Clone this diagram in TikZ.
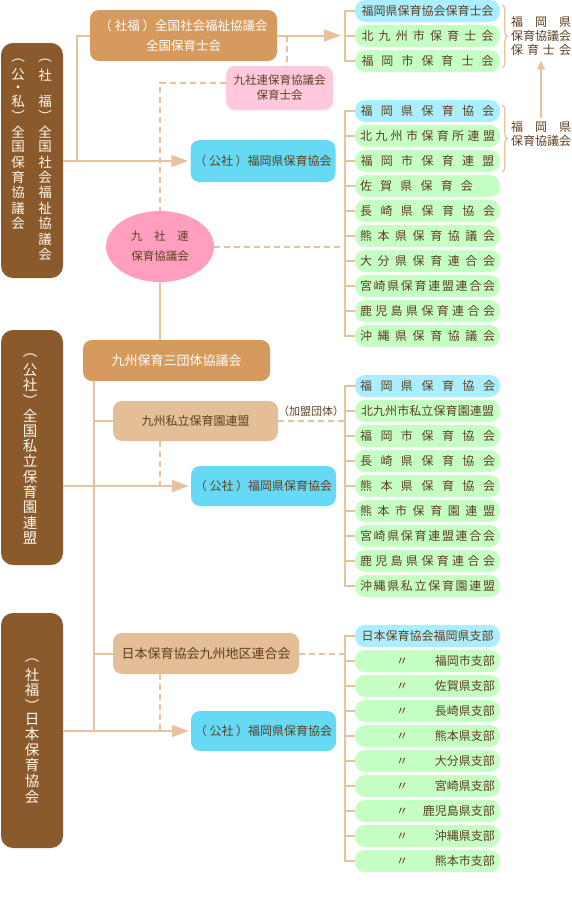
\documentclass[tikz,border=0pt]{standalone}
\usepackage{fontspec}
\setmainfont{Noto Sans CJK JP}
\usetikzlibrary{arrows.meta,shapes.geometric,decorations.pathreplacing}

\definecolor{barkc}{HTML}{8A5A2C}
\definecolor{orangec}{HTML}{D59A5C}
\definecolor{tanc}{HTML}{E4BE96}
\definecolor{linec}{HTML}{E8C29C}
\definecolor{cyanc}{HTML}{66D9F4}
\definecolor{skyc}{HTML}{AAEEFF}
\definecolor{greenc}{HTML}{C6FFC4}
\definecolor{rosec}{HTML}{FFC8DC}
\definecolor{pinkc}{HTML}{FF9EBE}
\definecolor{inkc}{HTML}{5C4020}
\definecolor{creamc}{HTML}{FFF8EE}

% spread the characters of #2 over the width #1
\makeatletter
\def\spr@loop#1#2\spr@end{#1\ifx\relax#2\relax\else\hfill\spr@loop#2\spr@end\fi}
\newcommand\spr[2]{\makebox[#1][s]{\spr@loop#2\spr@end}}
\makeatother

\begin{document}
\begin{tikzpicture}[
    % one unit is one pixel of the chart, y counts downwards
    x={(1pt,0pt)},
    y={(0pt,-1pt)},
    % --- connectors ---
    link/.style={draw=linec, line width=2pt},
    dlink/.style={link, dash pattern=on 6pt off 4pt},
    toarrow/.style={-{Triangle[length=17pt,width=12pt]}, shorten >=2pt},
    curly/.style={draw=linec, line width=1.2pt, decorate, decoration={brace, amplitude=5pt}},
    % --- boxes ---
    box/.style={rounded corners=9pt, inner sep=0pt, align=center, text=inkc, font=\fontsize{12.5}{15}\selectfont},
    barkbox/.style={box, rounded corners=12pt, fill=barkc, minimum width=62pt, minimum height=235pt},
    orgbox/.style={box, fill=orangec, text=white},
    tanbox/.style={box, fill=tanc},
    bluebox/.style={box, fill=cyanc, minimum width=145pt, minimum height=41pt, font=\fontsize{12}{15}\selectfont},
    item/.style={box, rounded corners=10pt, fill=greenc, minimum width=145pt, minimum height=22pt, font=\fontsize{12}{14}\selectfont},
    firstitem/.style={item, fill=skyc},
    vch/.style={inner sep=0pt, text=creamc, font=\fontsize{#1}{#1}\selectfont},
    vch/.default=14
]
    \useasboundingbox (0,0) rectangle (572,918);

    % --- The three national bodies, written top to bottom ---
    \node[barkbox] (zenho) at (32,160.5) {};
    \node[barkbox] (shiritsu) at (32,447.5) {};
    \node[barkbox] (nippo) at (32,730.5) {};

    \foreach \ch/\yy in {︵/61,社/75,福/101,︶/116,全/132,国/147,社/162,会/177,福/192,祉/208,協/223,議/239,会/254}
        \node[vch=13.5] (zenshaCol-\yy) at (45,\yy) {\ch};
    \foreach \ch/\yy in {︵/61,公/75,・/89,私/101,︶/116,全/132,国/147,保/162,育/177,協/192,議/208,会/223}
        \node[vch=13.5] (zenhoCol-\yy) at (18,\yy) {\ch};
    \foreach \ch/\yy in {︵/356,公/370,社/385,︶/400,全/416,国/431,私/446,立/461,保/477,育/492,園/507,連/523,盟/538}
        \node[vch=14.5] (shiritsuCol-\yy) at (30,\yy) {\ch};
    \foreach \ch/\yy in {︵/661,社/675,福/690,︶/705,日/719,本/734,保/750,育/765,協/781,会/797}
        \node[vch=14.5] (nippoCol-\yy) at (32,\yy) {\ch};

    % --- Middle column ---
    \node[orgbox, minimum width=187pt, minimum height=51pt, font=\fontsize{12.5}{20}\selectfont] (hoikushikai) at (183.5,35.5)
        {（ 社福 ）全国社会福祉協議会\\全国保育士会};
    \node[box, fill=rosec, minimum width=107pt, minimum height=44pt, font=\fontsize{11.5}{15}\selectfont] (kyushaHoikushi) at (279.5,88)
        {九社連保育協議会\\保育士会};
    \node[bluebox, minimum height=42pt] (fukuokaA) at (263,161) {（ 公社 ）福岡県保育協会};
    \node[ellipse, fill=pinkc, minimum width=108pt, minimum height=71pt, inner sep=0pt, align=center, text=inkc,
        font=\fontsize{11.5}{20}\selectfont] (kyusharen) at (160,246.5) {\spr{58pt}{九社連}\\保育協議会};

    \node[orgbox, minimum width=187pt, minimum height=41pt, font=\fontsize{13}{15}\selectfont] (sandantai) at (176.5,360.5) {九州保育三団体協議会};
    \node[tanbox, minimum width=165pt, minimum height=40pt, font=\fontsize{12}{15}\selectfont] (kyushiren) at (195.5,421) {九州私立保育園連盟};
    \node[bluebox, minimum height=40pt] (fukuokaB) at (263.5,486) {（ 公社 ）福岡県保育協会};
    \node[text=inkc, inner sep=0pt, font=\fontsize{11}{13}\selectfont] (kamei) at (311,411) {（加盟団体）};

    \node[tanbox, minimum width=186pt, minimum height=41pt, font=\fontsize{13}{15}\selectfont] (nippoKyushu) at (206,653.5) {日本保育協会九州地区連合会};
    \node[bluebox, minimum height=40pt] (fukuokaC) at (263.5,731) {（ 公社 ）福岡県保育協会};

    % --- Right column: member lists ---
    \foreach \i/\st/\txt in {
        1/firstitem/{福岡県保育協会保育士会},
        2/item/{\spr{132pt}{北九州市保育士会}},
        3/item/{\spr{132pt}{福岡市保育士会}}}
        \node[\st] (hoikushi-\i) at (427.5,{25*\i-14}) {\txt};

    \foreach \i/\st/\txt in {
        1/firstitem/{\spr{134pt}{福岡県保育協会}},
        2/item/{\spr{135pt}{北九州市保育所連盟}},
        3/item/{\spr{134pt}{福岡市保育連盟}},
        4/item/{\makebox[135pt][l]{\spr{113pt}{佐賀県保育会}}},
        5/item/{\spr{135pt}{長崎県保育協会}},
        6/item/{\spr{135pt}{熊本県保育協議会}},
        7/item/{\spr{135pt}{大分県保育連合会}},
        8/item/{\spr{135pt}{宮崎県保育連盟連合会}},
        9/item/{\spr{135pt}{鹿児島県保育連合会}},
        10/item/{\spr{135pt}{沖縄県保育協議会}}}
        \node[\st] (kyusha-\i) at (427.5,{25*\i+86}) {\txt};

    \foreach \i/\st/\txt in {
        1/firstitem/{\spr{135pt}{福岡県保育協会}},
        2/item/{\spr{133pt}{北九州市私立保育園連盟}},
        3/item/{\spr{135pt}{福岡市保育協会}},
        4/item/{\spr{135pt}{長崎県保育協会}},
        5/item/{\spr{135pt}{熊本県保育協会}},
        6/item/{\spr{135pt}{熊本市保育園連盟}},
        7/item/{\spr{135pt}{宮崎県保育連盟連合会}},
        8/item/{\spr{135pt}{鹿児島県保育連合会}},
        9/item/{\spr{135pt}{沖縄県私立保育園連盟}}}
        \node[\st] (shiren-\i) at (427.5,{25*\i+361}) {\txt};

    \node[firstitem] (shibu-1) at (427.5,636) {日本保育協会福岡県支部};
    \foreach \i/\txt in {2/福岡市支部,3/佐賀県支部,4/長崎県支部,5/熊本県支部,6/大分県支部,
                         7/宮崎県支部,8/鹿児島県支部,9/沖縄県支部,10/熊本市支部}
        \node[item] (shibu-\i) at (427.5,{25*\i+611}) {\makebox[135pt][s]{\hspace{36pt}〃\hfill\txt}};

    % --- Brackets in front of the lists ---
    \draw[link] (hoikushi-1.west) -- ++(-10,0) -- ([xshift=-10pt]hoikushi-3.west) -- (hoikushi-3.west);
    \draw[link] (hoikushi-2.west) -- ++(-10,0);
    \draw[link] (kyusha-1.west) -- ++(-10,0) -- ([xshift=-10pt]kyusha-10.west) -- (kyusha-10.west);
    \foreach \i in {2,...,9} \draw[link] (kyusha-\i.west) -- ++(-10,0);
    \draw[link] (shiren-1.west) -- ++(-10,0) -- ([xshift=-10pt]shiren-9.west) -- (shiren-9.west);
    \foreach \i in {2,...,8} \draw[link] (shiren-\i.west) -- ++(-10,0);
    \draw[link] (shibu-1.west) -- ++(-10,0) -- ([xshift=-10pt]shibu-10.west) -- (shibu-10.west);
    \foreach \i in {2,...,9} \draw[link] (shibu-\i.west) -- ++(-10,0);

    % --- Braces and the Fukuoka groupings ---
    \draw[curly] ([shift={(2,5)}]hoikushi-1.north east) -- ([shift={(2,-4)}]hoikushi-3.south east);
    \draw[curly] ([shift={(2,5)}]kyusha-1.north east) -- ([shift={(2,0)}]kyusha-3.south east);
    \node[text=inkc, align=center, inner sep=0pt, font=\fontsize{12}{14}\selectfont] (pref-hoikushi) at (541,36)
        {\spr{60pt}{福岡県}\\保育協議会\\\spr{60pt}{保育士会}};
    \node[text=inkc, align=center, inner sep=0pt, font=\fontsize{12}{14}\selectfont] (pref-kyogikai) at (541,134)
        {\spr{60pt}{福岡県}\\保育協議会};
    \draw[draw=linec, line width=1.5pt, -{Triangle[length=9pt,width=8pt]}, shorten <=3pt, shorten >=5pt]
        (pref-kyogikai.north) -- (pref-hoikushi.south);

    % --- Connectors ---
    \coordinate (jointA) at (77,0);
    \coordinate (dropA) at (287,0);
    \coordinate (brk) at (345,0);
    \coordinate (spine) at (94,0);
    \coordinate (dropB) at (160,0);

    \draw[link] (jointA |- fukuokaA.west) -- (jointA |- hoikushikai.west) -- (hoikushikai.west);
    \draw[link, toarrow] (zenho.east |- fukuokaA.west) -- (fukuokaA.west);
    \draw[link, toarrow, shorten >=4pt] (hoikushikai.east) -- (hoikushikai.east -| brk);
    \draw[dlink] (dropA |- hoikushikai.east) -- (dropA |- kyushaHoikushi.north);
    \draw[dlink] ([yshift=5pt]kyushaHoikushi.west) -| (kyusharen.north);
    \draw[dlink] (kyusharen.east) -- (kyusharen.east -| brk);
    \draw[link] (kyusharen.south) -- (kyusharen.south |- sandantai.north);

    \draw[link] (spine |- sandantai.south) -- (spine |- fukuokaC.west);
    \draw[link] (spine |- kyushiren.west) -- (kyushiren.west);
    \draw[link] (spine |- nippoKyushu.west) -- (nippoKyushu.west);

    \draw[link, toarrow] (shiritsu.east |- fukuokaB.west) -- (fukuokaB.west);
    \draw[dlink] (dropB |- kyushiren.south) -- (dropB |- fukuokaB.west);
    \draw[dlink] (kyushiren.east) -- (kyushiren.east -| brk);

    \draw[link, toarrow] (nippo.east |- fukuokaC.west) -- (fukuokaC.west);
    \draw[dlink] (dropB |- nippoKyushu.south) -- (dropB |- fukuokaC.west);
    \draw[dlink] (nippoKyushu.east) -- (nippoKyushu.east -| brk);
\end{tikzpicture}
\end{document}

Short task:
Return exactly what appears from the opening line of the material through the line with "(0,0) rectangle (572,918);", apart from the pictures.

Reply:
Clone this diagram in TikZ.
\documentclass[tikz,border=0pt]{standalone}
\usepackage{fontspec}
\setmainfont{Noto Sans CJK JP}
\usetikzlibrary{arrows.meta,shapes.geometric,decorations.pathreplacing}

\definecolor{barkc}{HTML}{8A5A2C}
\definecolor{orangec}{HTML}{D59A5C}
\definecolor{tanc}{HTML}{E4BE96}
\definecolor{linec}{HTML}{E8C29C}
\definecolor{cyanc}{HTML}{66D9F4}
\definecolor{skyc}{HTML}{AAEEFF}
\definecolor{greenc}{HTML}{C6FFC4}
\definecolor{rosec}{HTML}{FFC8DC}
\definecolor{pinkc}{HTML}{FF9EBE}
\definecolor{inkc}{HTML}{5C4020}
\definecolor{creamc}{HTML}{FFF8EE}

% spread the characters of #2 over the width #1
\makeatletter
\def\spr@loop#1#2\spr@end{#1\ifx\relax#2\relax\else\hfill\spr@loop#2\spr@end\fi}
\newcommand\spr[2]{\makebox[#1][s]{\spr@loop#2\spr@end}}
\makeatother

\begin{document}
\begin{tikzpicture}[
    % one unit is one pixel of the chart, y counts downwards
    x={(1pt,0pt)},
    y={(0pt,-1pt)},
    % --- connectors ---
    link/.style={draw=linec, line width=2pt},
    dlink/.style={link, dash pattern=on 6pt off 4pt},
    toarrow/.style={-{Triangle[length=17pt,width=12pt]}, shorten >=2pt},
    curly/.style={draw=linec, line width=1.2pt, decorate, decoration={brace, amplitude=5pt}},
    % --- boxes ---
    box/.style={rounded corners=9pt, inner sep=0pt, align=center, text=inkc, font=\fontsize{12.5}{15}\selectfont},
    barkbox/.style={box, rounded corners=12pt, fill=barkc, minimum width=62pt, minimum height=235pt},
    orgbox/.style={box, fill=orangec, text=white},
    tanbox/.style={box, fill=tanc},
    bluebox/.style={box, fill=cyanc, minimum width=145pt, minimum height=41pt, font=\fontsize{12}{15}\selectfont},
    item/.style={box, rounded corners=10pt, fill=greenc, minimum width=145pt, minimum height=22pt, font=\fontsize{12}{14}\selectfont},
    firstitem/.style={item, fill=skyc},
    vch/.style={inner sep=0pt, text=creamc, font=\fontsize{#1}{#1}\selectfont},
    vch/.default=14
]
    \useasboundingbox (0,0) rectangle (572,918);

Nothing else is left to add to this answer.